Go back and read that again, to let it sink in once you get past the "OMG this guy is just trolling" knee-jerk.
If there can't be secrecy in negotiations, the people we try to persuade to change or deal will instead pack up their toys and go home.
Quite frequently, the entire key to a diplomatic deal is exactly that it doesn't appear as it seems. Hell, that's made clear in these leaked documents. They make it perfectly clear, for example, that the situation with Libya would be much worse if things weren't done in secret. Since they explicitly made concessions in exchange for asking that we say something nice about them in public.... They couldn't have even asked for that if we had total transparency. So what would we have had to give them instead?

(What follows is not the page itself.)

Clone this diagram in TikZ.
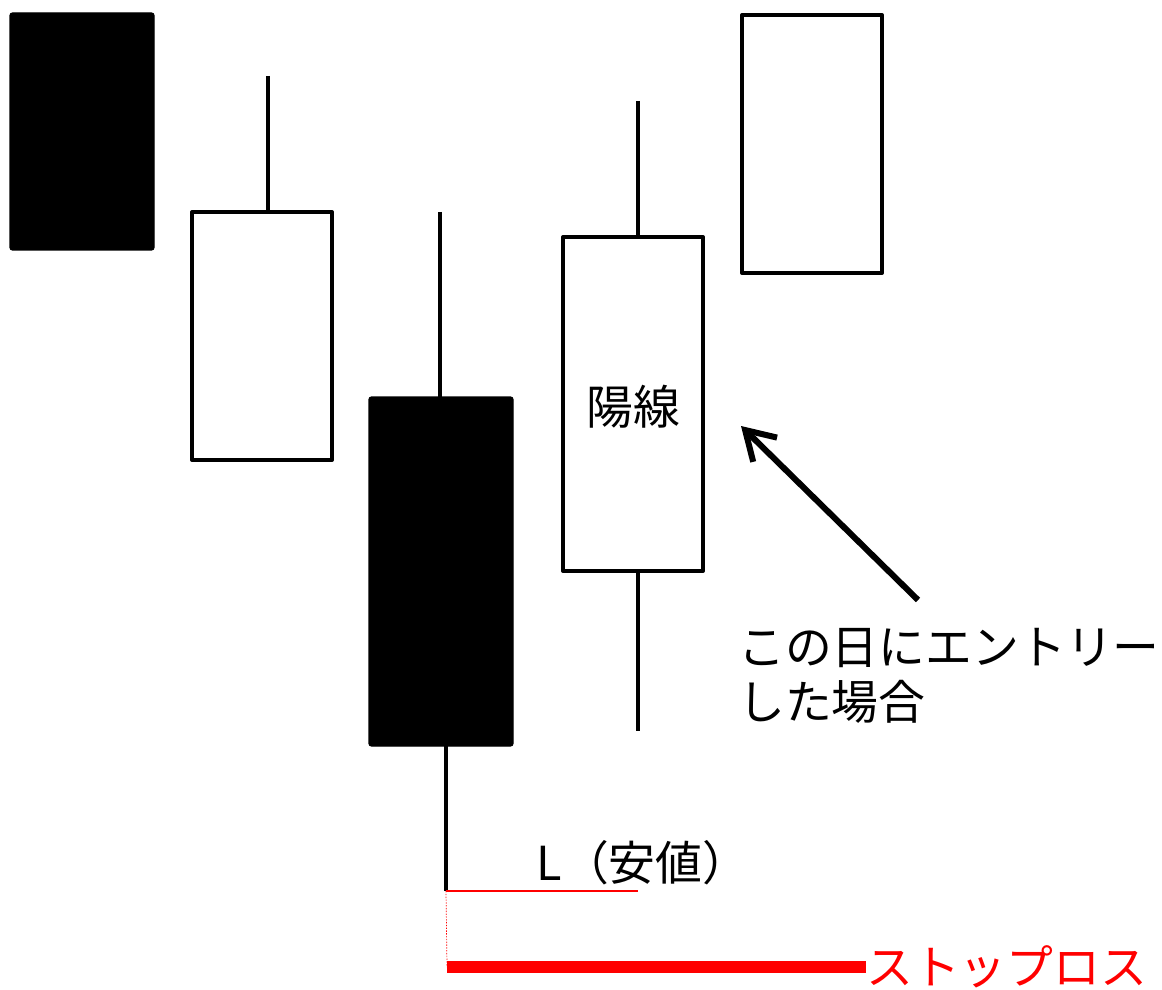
\documentclass[tikz,border=0pt]{standalone}
\usepackage{fontspec}
\setmainfont{Noto Sans CJK JP}
\usepackage{tikz}
\usetikzlibrary{arrows.meta}
\usetikzlibrary{positioning}

\begin{document}
\begin{tikzpicture}[x=0.025cm,y=-0.025cm,
  yin/.style={fill=black,draw=black,line width=1pt,rounded corners=2pt},
  yang/.style={fill=white,draw=black,line width=2.8pt,line join=round},
  wick/.style={draw=black,line width=2.8pt},
  jtext/.style={font=\fontsize{33.3}{39}\selectfont,inner sep=0pt}]
\useasboundingbox (0,0) rectangle (1162,990);
% draw wicks
\foreach \x/\a/\b in {268/76/211,440/212/397,446/746/891,638/101/236,638/571/731} {
\draw[wick] (\x,\a) -- (\x,\b);
}
% draw bodies
\foreach \x/\t/\b in {10/13/250,369/397/746} {
\draw[yin] (\x,\t) rectangle (\x+144,\b);
}
\foreach \x/\t/\b in {192/212/460,563/237/571,742/15/273} {
\draw[yang] (\x,\t) rectangle (\x+140,\b);
}
\node[jtext] (yosen) at (633,407) {陽線};
% low and stop loss
\coordinate (low) at (446,891);
\coordinate (lowend) at (638,891);
\coordinate (stop) at (447,967);
\node[jtext] (lowlabel) at (643,863) {L（安値）};
\draw[red,line width=0.8pt] (low) -- (lowend);
\draw[red,line width=0.5pt,dash pattern=on 1pt off 1pt] (low) -- (stop);
\node[jtext,red,anchor=west] (stoploss) at (866,967) {ストップロス};
\draw[red,line width=8.5pt] (stop) -- (stoploss.west);
% entry arrow
\node[jtext,align=left,anchor=west] (entry) at (738,676) {この日にエントリー\\した場合};
\coordinate (tail) at (918,600);
\coordinate (tip) at (741,426);
\draw[line width=4.3pt,-{Straight Barb[length=0.7cm,width=0.85cm]}] (tail) -- (tip);
\end{tikzpicture}
\end{document}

Maybe Assange is a tactical genius, and selectively revealed only the documents that he knew wouldn't cause war. Or maybe he's lucky. The stuff he released could easily have sparked World War 3, between the middle-east and korean/chinese revelations. We may never know which (or we might still end up at war in Korea).
So be careful before you lump everybody who stands up and calls for his head together with Sarah Palin. She's not always fundamentally wrong. She's just not sophisticated enough to understand the details, and she sensationalizes stuff 'cause she's a politician. She doesn't understand the consequences or side-effects of "using cyber tools to permanently disable WikiLeaks", but the overall sentiment is sound. Namely, we need to shut Assange up, and we need to shut his sources up, and we need to get control of the information that passes through our embassies. We just need to do it intelligently instead of invoking terms that we don't understand that amount to cries to nuke stuff from orbit.
I hate to say it, but Hillary seems to be handling this very well (and seems to agree with Palin on the basics).